# [What you are asked to do]
Some lines in the listing below may include the string "this". How many are there? Give only the number.

# [Dataset extract]
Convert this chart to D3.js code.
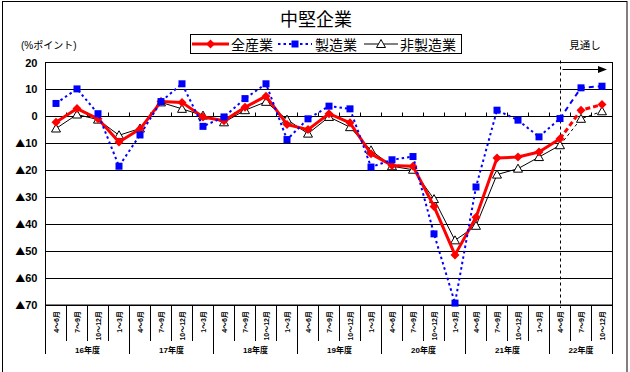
<!DOCTYPE html>
<html>
<head>
<meta charset="utf-8">
<script src="https://cdn.jsdelivr.net/npm/d3@7"></script>
<style>
  body { margin: 0; background: #fff; }
  text { font-family: "Liberation Sans", "Noto Sans CJK JP", sans-serif; }
</style>
</head>
<body>
<div id="chart"></div>
<script>
// category axis: quarter and fiscal year of each point
var quarters = [
  "4～6月", "7～9月", "10～12月", "1～3月",
  "4～6月", "7～9月", "10～12月", "1～3月",
  "4～6月", "7～9月", "10～12月", "1～3月",
  "4～6月", "7～9月", "10～12月", "1～3月",
  "4～6月", "7～9月", "10～12月", "1～3月",
  "4～6月", "7～9月", "10～12月", "1～3月",
  "4～6月", "7～9月", "10～12月"
];
var fiscalYears = [
  "16年度", "16年度", "16年度", "16年度",
  "17年度", "17年度", "17年度", "17年度",
  "18年度", "18年度", "18年度", "18年度",
  "19年度", "19年度", "19年度", "19年度",
  "20年度", "20年度", "20年度", "20年度",
  "21年度", "21年度", "21年度", "21年度",
  "22年度", "22年度", "22年度"
];

// %ポイント
var allIndustry = [-2.2, 2.9, -0.9, -9.5, -4.7, 5.5, 5.2, -0.2, -1.6, 3.4, 7.5, -3.0, -4.9, 1.0,
  -2.4, -13.9, -18.2, -18.5, -33.4, -51.4, -37.4, -15.4, -15.1, -13.2, -8.3, 2.3, 4.4];
var manufacturing = [4.8, 10.2, 1.0, -18.5, -6.9, 5.5, 12.1, -3.7, -0.2, 6.6, 12.1, -8.6, -0.9, 3.8,
  2.8, -18.8, -16.1, -14.9, -43.6, -69.3, -26.2, 2.3, -1.4, -7.6, -0.8, 10.6, 11.2];
var nonManufacturing = [-4.5, 0.7, -1.2, -7.0, -4.5, 5.2, 2.8, 0.3, -2.2, 2.3, 5.4, -1.2, -6.4, -0.2,
  -4.0, -12.6, -18.5, -19.8, -30.7, -46.0, -40.6, -21.6, -19.4, -15.1, -10.7, -0.9, 1.9];

var yTicks = [20, 10, 0, -10, -20, -30, -40, -50, -60, -70];
var forecastFrom = 24; // 見通し starts after this point

var svgWidth = 630;
var svgHeight = 372;
var plot = { left: 45.5, right: 612.5, top: 62.5, bottom: 305 };

var svg = d3
  .select("#chart")
  .append("svg")
  .attr("width", svgWidth)
  .attr("height", svgHeight);

// outer frame
svg.append("rect")
  .attr("x", 2.5).attr("y", 1.5)
  .attr("width", 624.5).attr("height", 400)
  .attr("fill", "none").attr("stroke", "#000");

var xScale = d3.scaleBand().domain(d3.range(quarters.length)).range([plot.left, plot.right]);
var yScale = d3.scaleLinear().domain([-70, 20]).range([plot.bottom, plot.top]);
var bw = xScale.bandwidth();
var xMid = (i) => xScale(i) + bw / 2;
var snap = (v) => Math.round(v - 0.5) + 0.5;

// gridlines
svg.append("g").selectAll("line").data(yTicks).enter().append("line")
  .attr("x1", plot.left).attr("x2", plot.right)
  .attr("y1", (d) => snap(yScale(d))).attr("y2", (d) => snap(yScale(d)))
  .attr("stroke", "#000").attr("stroke-width", 1);

// plot frame
svg.append("rect")
  .attr("x", plot.left).attr("y", plot.top)
  .attr("width", plot.right - plot.left).attr("height", plot.bottom - plot.top)
  .attr("fill", "none").attr("stroke", "#000");

// y axis labels (negatives written with ▲)
var leftAxis = d3.axisLeft(yScale)
  .tickValues(yTicks)
  .tickFormat((d) => Math.abs(d))
  .tickSize(0)
  .tickPadding(8);
var yAxisG = svg.append("g").attr("transform", `translate(${plot.left},0)`).call(leftAxis);
yAxisG.select(".domain").remove();
yAxisG.selectAll("text")
  .style("font-size", "11px").style("font-weight", "bold").attr("fill", "#000")
  .each(function (d) {
    if (d >= 0) return;
    var t = d3.select(this);
    t.text(null);
    t.append("tspan").text("▲").style("font-family", '"Noto Sans CJK JP", sans-serif').style("font-size", "10px");
    t.append("tspan").text(-d);
  });

// category tick marks on the zero line
var y0 = snap(yScale(0));
svg.append("g").selectAll("line").data(d3.range(1, quarters.length)).enter().append("line")
  .attr("x1", (i) => snap(xScale(i))).attr("x2", (i) => snap(xScale(i)))
  .attr("y1", y0 - 4).attr("y2", y0)
  .attr("stroke", "#000");

// separators under the plot
var yearStart = d3.range(quarters.length + 1).map(
  (k) => k === 0 || k === quarters.length || fiscalYears[k] !== fiscalYears[k - 1]
);
svg.append("g").selectAll("line").data(d3.range(quarters.length + 1)).enter().append("line")
  .attr("x1", (k) => snap(plot.left + k * bw)).attr("x2", (k) => snap(plot.left + k * bw))
  .attr("y1", plot.bottom).attr("y2", (k) => (yearStart[k] ? 354 : 341))
  .attr("stroke", "#000");

// quarter labels (rotated)
svg.append("g").selectAll("text").data(quarters).enter().append("text")
  .text((d) => d)
  .attr("transform", (d, i) => `translate(${xMid(i) + 2.5},311) rotate(-90)`)
  .attr("text-anchor", "end")
  .style("font-size", "7px").style("font-weight", "bold");

// fiscal year labels
var groups = d3.groups(d3.range(quarters.length), (i) => fiscalYears[i]);
svg.append("g").selectAll("text").data(groups).enter().append("text")
  .text((d) => d[0])
  .attr("x", (d) => (xMid(d[1][0]) + xMid(d[1][d[1].length - 1])) / 2)
  .attr("y", 353)
  .attr("text-anchor", "middle")
  .style("font-size", "8px").style("font-weight", "bold");

// 見通し divider and arrow
var xf = snap(xMid(forecastFrom));
svg.append("line")
  .attr("x1", xf).attr("x2", xf).attr("y1", plot.top - 2).attr("y2", plot.bottom + 3)
  .attr("stroke", "#000").attr("stroke-dasharray", "3,3");
svg.append("line")
  .attr("x1", xf + 2).attr("x2", 600).attr("y1", 69.5).attr("y2", 69.5)
  .attr("stroke", "#000");
svg.append("path").attr("d", "M598,66L607,69.5L598,73Z").attr("fill", "#000");
svg.append("text").text("見通し")
  .attr("x", 585).attr("y", 49).attr("text-anchor", "middle")
  .style("font-size", "10.5px");

// series
var series = [
  { name: "非製造業", values: nonManufacturing, color: "#000", width: 1, dash: null, fdash: "3,3", marker: "triangle" },
  { name: "全産業", values: allIndustry, color: "#ff0000", width: 3, dash: null, fdash: "5,3", marker: "diamond" },
  { name: "製造業", values: manufacturing, color: "#0000ff", width: 2, dash: "2.5,3", fdash: "5,4", marker: "square" }
];

var markerPath = {
  diamond: "M0,-4.5L4.5,0L0,4.5L-4.5,0Z",
  square: "M-3.5,-3.5H3.5V3.5H-3.5Z",
  triangle: "M0,-4.5L4.5,3.5L-4.5,3.5Z"
};
var markerFill = (s) => (s.marker === "triangle" ? "#fff" : s.color);

var line = d3.line().x((d) => xMid(d.i)).y((d) => yScale(d.v));

series.forEach(function (s) {
  var pts = s.values.map((v, i) => ({ i: i, v: v }));
  var g = svg.append("g");
  g.append("path")
    .attr("d", line(pts.filter((d) => d.i <= forecastFrom)))
    .attr("fill", "none").attr("stroke", s.color).attr("stroke-width", s.width)
    .attr("stroke-dasharray", s.dash).attr("stroke-linejoin", "round");
  g.append("path")
    .attr("d", line(pts.filter((d) => d.i >= forecastFrom)))
    .attr("fill", "none").attr("stroke", s.color).attr("stroke-width", s.width)
    .attr("stroke-dasharray", s.fdash);
  g.selectAll(".m").data(pts).enter().append("path")
    .attr("d", markerPath[s.marker])
    .attr("transform", (d) => `translate(${xMid(d.i)},${yScale(d.v)})`)
    .attr("fill", markerFill(s))
    .attr("stroke", s.marker === "triangle" ? "#000" : "none");
});

// title
svg.append("text").text("中堅企業")
  .attr("x", 316).attr("y", 26).attr("text-anchor", "middle")
  .style("font-size", "18px");

svg.append("text").text("(%ポイント)")
  .attr("x", 21).attr("y", 49)
  .style("font-size", "10px");

// legend
var legend = svg.append("g");
legend.append("rect")
  .attr("x", 190.5).attr("y", 34.5).attr("width", 271).attr("height", 19)
  .attr("fill", "#fff").attr("stroke", "#000");
var legendItems = [
  { s: series[1], x1: 192, x2: 229, tx: 231 },
  { s: series[2], x1: 278, x2: 312, tx: 315 },
  { s: series[0], x1: 364, x2: 398, tx: 400 }
];
legendItems.forEach(function (d) {
  legend.append("line")
    .attr("x1", d.x1).attr("x2", d.x2).attr("y1", 44).attr("y2", 44)
    .attr("stroke", d.s.color).attr("stroke-width", d.s.width)
    .attr("stroke-dasharray", d.s.dash);
  legend.append("path")
    .attr("d", markerPath[d.s.marker])
    .attr("transform", `translate(${(d.x1 + d.x2) / 2},44)`)
    .attr("fill", markerFill(d.s))
    .attr("stroke", d.s.marker === "triangle" ? "#000" : "none");
  legend.append("text").text(d.s.name)
    .attr("x", d.tx).attr("y", 49.5)
    .style("font-size", "14px");
});
</script>
</body>
</html>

# [Task output]
3